Cobranças a partir de 2026
Começarão a ser cobrados em 2026, às alíquotas iniciais de 0,1% (um décimo por cento) para o IBS e de 0,9% (nove décimos por cento) para a CBS, com evolução gradual até a extinção do ICMS e do ISS a partir de 2033.
- Criação do Imposto Seletivo, de competência da União e incidente sobre a produção, extração, comercialização ou importação de bens e serviços prejudiciais à saúde ou ao meio ambiente, nos termos de lei complementar. Este tributo, monofásico, integrará a base de cálculo não apenas do IBS e da CBS, mas também do ICMS e do ISS, enquanto vigorarem. Este tributo se assemelhará ao Excise Tax existente em outros países como Estados Unidos e Canadá;
- Estabelecimento de regras gerais e de diretrizes a serem estabelecidas por lei complementar, visando o aproveitamento de saldos credores de ICMS acumulados até 2032. Aqui se tem uma acomodação sobre os débitos e créditos remanescentes dos tributos que deixarão de existir com o início da nova tributação;
- Transferência da cobrança do ITCMD “causa mortis”, do Estado onde se processar o inventário ou arrolamento para o do domicílio do de cujus (regra aplicável às sucessões abertas a partir da data de publicação da Emenda Constitucional);
- Estabelecimento da regra de incidência progressiva do ITCMD, em razão do valor do quinhão, do legado ou da doação;
- Incidência do ITCMD, até que lei complementar regule sua incidência sobre doações e heranças envolvendo bens, doadores ou falecidos no exterior: (i) relativamente a bens imóveis e respectivos direitos, ao Estado da situação do bem, ou ao Distrito Federal; (ii) se o doador tiver domicílio ou residência no exterior, ao Estado onde tiver domicílio o donatário ou ao Distrito Federal, ou, se este for residente ou domiciliado no exterior, ao Estado em que se encontrar o bem ou ao Distrito Federal; (iii) relativamente aos bens do de cujus, ainda que situados no exterior, ao Estado onde era domiciliado, ou, se domiciliado ou residente no exterior, onde tiver domicílio o sucessor ou legatário, ou ao Distrito Federal;
- Extensão da incidência do Imposto sobre a Propriedade de Veículos Automotores (IPVA) para a propriedade de veículos aquáticos e aéreos, exceto hipóteses específicas de emprego comercial destes;
- Possibilidade de atualização da base de cálculo do Imposto sobre a Propriedade Predial e Territorial Urbana (IPTU) pelo Poder Executivo, conforme critérios estabelecidos em lei municipal;
- Possibilidade de instituição, pelos Municípios e o Distrito Federal, de contribuição para o custeio, a expansão e a melhoria do serviço de iluminação pública e de sistemas de monitoramento para segurança e preservação de logradouros públicos.
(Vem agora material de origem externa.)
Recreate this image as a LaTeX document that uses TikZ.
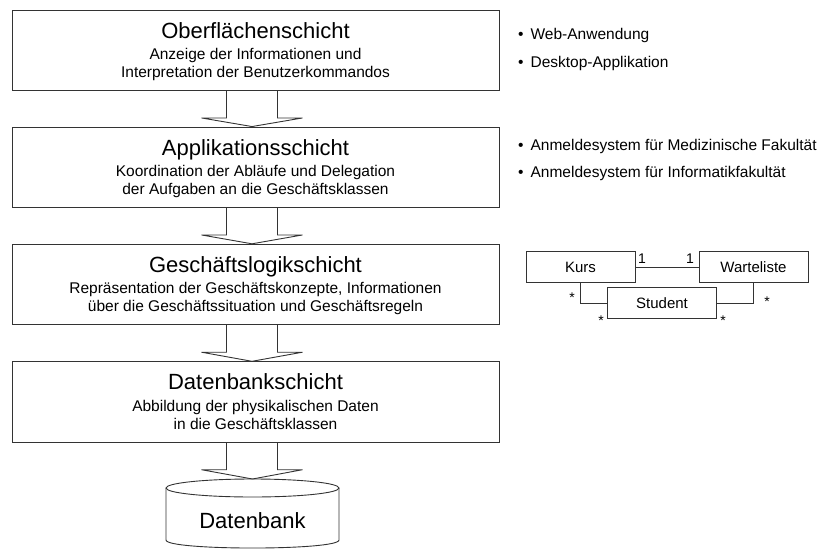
\documentclass[tikz,border=0pt]{standalone}
\usepackage{fontspec}
\setmainfont{Liberation Sans}
\usetikzlibrary{calc}
\tikzset{
  line/.style={draw=black!80, line width=0.9pt},
  layer/.style={line, fill=white, minimum width=487pt, minimum height=80.5pt, inner sep=0pt},
  ltitle/.style={anchor=base, inner sep=0pt, font=\fontsize{22}{26}\selectfont},
  lsub/.style={anchor=base, inner sep=0pt, font=\fontsize{15.5}{17}\selectfont},
  bul/.style={anchor=base west, inner sep=0pt, font=\fontsize{15.5}{17}\selectfont},
  cls/.style={line, fill=white, minimum width=109pt, minimum height=31pt, inner sep=0pt, font=\fontsize{15}{17}\selectfont},
  mult/.style={inner sep=0pt, font=\fontsize{14}{16}\selectfont},
  blockarrow/.style={line, line join=miter},
}
\newcommand\layerarrow[2]{%
  \draw[blockarrow] ($(#1.south)+(-29,0)$) -- ++(0,27) -- ++(-25,0) -- (#2)
    -- ($(#1.south)+(47,27)$) -- ++(-25,0) -- ++(0,-27);}
\begin{document}
\begin{tikzpicture}[x=1pt,y=-1pt]
\useasboundingbox (0,0) rectangle (827,549);

% layers
\node[layer] (b1) at (255.5,50.25) {};
\node[layer] (b2) at (255.5,167.25) {};
\node[layer] (b3) at (255.5,284.5) {};
\node[layer] (b4) at (255.5,402) {};

\node[ltitle] (t1) at ($(b1.north)+(0,28.5)$) {Oberflächenschicht};
\node[lsub] (s1a) at ($(b1.north)+(0,50)$) {Anzeige der Informationen und};
\node[lsub] (s1b) at ($(b1.north)+(0,68)$) {Interpretation der Benutzerkommandos};

\node[ltitle] (t2) at ($(b2.north)+(0,28.5)$) {Applikationsschicht};
\node[lsub] (s2a) at ($(b2.north)+(0,50)$) {Koordination der Abläufe und Delegation};
\node[lsub] (s2b) at ($(b2.north)+(0,68)$) {der Aufgaben an die Geschäftsklassen};

\node[ltitle] (t3) at ($(b3.north)+(0,28.5)$) {Geschäftslogikschicht};
\node[lsub] (s3a) at ($(b3.north)+(0,50)$) {Repräsentation der Geschäftskonzepte, Informationen};
\node[lsub] (s3b) at ($(b3.north)+(0,68)$) {über die Geschäftssituation und Geschäftsregeln};

\node[ltitle] (t4) at ($(b4.north)+(0,28.5)$) {Datenbankschicht};
\node[lsub] (s4a) at ($(b4.north)+(0,50)$) {Abbildung der physikalischen Daten};
\node[lsub] (s4b) at ($(b4.north)+(0,68)$) {in die Geschäftsklassen};

% database cylinder
\coordinate (dbtop) at (252.5,479);
\draw[line, fill=white] (166,488) -- (166,540) .. controls (166,550.7) and (339,550.7) .. (339,540) -- (339,488);
\draw[line] (252.5,488) ellipse [x radius=86.5, y radius=9];
\node[ltitle] (db) at (252.5,528) {Datenbank};

% arrows
\layerarrow{b1}{$(b2.north)+(-3.5,0)$}
\layerarrow{b2}{$(b3.north)+(-3.5,0)$}
\layerarrow{b3}{$(b4.north)+(-3.5,0)$}
\layerarrow{b4}{dbtop}

% bullets
\node[bul] (w1) at (518,39.5) {•\hspace{7pt}Web-Anwendung};
\node[bul] (w2) at (518,67) {•\hspace{7pt}Desktop-Applikation};
\node[bul] (a1) at (518,150.5) {•\hspace{7pt}Anmeldesystem für Medizinische Fakultät};
\node[bul] (a2) at (518,177) {•\hspace{7pt}Anmeldesystem für Informatikfakultät};

% class diagram
\node[cls] (kurs) at (580.5,267) {Kurs};
\node[cls] (warte) at (753.5,267) {Warteliste};
\node[cls] (stud) at (662,303) {Student};
\draw[line] (kurs) -- (warte);
\draw[line] (kurs.south) |- (stud.west);
\draw[line] (warte.south) |- (stud.east);
\node[mult] (m1) at (642,259) {1};
\node[mult] (m2) at (690,259) {1};
\node[mult, anchor=base] (m3) at (572,302) {*};
\node[mult, anchor=base] (m4) at (601,325) {*};
\node[mult, anchor=base] (m5) at (723,325) {*};
\node[mult, anchor=base] (m6) at (767,306) {*};
\end{tikzpicture}
\end{document}
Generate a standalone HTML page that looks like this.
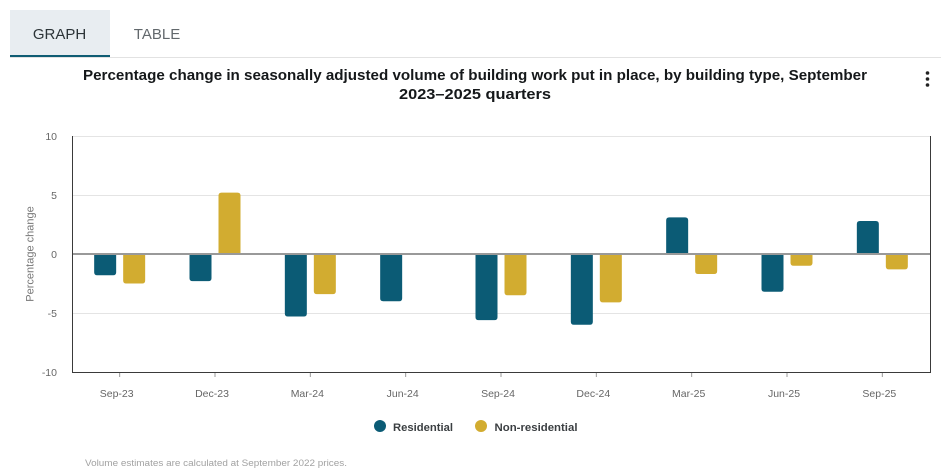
<!DOCTYPE html>
<html lang="en">
<head>
<meta charset="utf-8">
<title>Building work chart</title>
<style>
html,body{margin:0;padding:0;background:#fff;width:941px;height:471px;overflow:hidden;}
svg{display:block;font-family:"Liberation Sans",sans-serif;}
</style>
</head>
<body>
<svg id="chart" width="941" height="471" viewBox="0 0 941 471">
  <rect x="10" y="10" width="100" height="46" fill="#e8edf1"/>
  <line x1="10" y1="57.5" x2="941" y2="57.5" stroke="#e2e2e2" stroke-width="1"/>
  <rect x="10" y="55" width="100" height="2" fill="#0f5c73"/>
  <text x="59.5" y="39" text-anchor="middle" font-size="15" fill="#2c3438">GRAPH</text>
  <text x="157" y="39" text-anchor="middle" font-size="15" fill="#62686c">TABLE</text>
  <text x="475" y="80" text-anchor="middle" font-size="15" font-weight="700" fill="#15181a" textLength="784" lengthAdjust="spacingAndGlyphs">Percentage change in seasonally adjusted volume of building work put in place, by building type, September</text>
  <text x="475" y="99" text-anchor="middle" font-size="15" font-weight="700" fill="#15181a" textLength="152" lengthAdjust="spacingAndGlyphs">2023–2025 quarters</text>
  <g fill="#222">
    <circle cx="927.5" cy="73" r="1.8"/>
    <circle cx="927.5" cy="79" r="1.8"/>
    <circle cx="927.5" cy="85" r="1.8"/>
  </g>
  <g id="grid"></g>
  <g id="bars"></g>
  <g id="axes"></g>
  <text transform="translate(33.5 254) rotate(-90)" text-anchor="middle" font-size="11" fill="#777">Percentage change</text>
  <circle cx="380" cy="426" r="6" fill="#0b5b75"/>
  <text x="393" y="431" font-size="11" font-weight="700" fill="#3b3f42" textLength="60" lengthAdjust="spacingAndGlyphs">Residential</text>
  <circle cx="481" cy="426" r="6" fill="#d2ac30"/>
  <text x="494.5" y="431" font-size="11" font-weight="700" fill="#3b3f42" textLength="83" lengthAdjust="spacingAndGlyphs">Non-residential</text>
  <text x="85" y="466" font-size="9" fill="#a2a2a2" textLength="262" lengthAdjust="spacingAndGlyphs">Volume estimates are calculated at September 2022 prices.</text>
</svg>
<script>
const categories = ['Sep-23','Dec-23','Mar-24','Jun-24','Sep-24','Dec-24','Mar-25','Jun-25','Sep-25'];
const residential = [-1.8,-2.3,-5.3,-4.0,-5.6,-6.0,3.1,-3.2,2.8];
const nonResidential = [-2.5,5.2,-3.4,0,-3.5,-4.1,-1.7,-1.0,-1.3];
const yTicks = [10,5,0,-5,-10];

const NS = 'http://www.w3.org/2000/svg';
const plotLeft = 72.5, plotRight = 930.5, plotTop = 136, plotBottom = 372;
const yMin = -10, yMax = 10;
function yScale(v){ return plotBottom - (v - yMin) / (yMax - yMin) * (plotBottom - plotTop); }
function xCenter(i){ return plotLeft + (i + 0.5) * (plotRight - plotLeft) / categories.length - 0.5; }
function make(tag, attrs, parent){
  const el = document.createElementNS(NS, tag);
  for (const k in attrs) el.setAttribute(k, attrs[k]);
  parent.appendChild(el);
  return el;
}
const grid = document.getElementById('grid');
const bars = document.getElementById('bars');
const axes = document.getElementById('axes');

yTicks.forEach(function(t){
  const y = yScale(t);
  if (t !== 0 && t !== yMin) {
    const g = make('line', {x1: plotLeft, x2: plotRight, y1: y + 0.5, y2: y + 0.5, stroke: '#e4e4e4', 'stroke-width': 1}, grid);
    
    
  }
  const lab = make('text', {x: 57, y: y + 4, 'text-anchor': 'end', 'font-size': 10.5, fill: '#666'}, axes);
  lab.textContent = String(t);
  
  
});

function bar(v, x, color, name){
  if (!v) return;
  const w = 22, r = 3;
  const y0 = yScale(0), y1 = yScale(v);
  const s = v < 0 ? 1 : -1;
  const d = 'M' + x + ' ' + y0 + 'V' + (y1 - s * r) +
    'Q' + x + ' ' + y1 + ' ' + (x + r) + ' ' + y1 +
    'H' + (x + w - r) +
    'Q' + (x + w) + ' ' + y1 + ' ' + (x + w) + ' ' + (y1 - s * r) +
    'V' + y0 + 'Z';
  const el = make('path', {d: d, fill: color}, bars);
  
  
}
categories.forEach(function(c, i){
  const cx = xCenter(i);
  bar(residential[i], cx - 25.5, '#0b5b75', 'bar-residential-' + c.toLowerCase());
  bar(nonResidential[i], cx + 3.5, '#d2ac30', 'bar-non-residential-' + c.toLowerCase());
  const tick = make('line', {x1: cx, x2: cx, y1: plotBottom, y2: plotBottom + 5, stroke: '#999', 'stroke-width': 1}, axes);
  
  
  const lab = make('text', {x: cx - 3, y: plotBottom + 25, 'text-anchor': 'middle', 'font-size': 10.5, fill: '#666'}, axes);
  lab.textContent = c;
  
  
});

const topLine = make('line', {x1: plotLeft, x2: plotRight, y1: plotTop + 0.5, y2: plotTop + 0.5, stroke: '#e4e4e4', 'stroke-width': 1}, grid);


const zero = make('line', {x1: plotLeft, x2: plotRight, y1: yScale(0), y2: yScale(0), stroke: '#999', 'stroke-width': 2}, axes);


const frame = make('path', {d: 'M' + plotLeft + ' ' + plotTop + 'V' + (plotBottom + 0.5) + 'H' + plotRight + 'V' + plotTop, fill: 'none', stroke: '#3a3a3a', 'stroke-width': 1}, axes);


</script>
</body>
</html>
O varejo será diretamente afetado
Nota-se que nas principais medidas adotadas até o momento, o varejo será diretamente afetado, uma vez que os principais tributos que foram objeto da reforma ora promulgada se referem ao consumo representado pelo comércio e pelos serviços.
Ainda existem muitos pontos a serem debatidos, discutidos e decididos e que vão definir efetivamente as mudanças esperadas pelas empresas e pela sociedade. Questões como a progressividade dos tributos sobre as vendas em relação à renda, qual será o destino da Substituição Tributária (e do DIFAL) que deveriam deixar de existir e o tratamento que será destinado às pequenas e médias empresas hoje amparadas pelo SIMPLES preocupam uma boa parte do varejo.
Com o passar do tempo, medidas paliativas foram sendo tomadas a fim de atenuar a carga tributária dos pequenos negócios e ao mesmo tempo se tentou manter a arrecadação tributária em níveis compatíveis com a redução do déficit fiscal. Parece que chegou a hora de que essas questões sejam tratadas com compromisso e seriedade.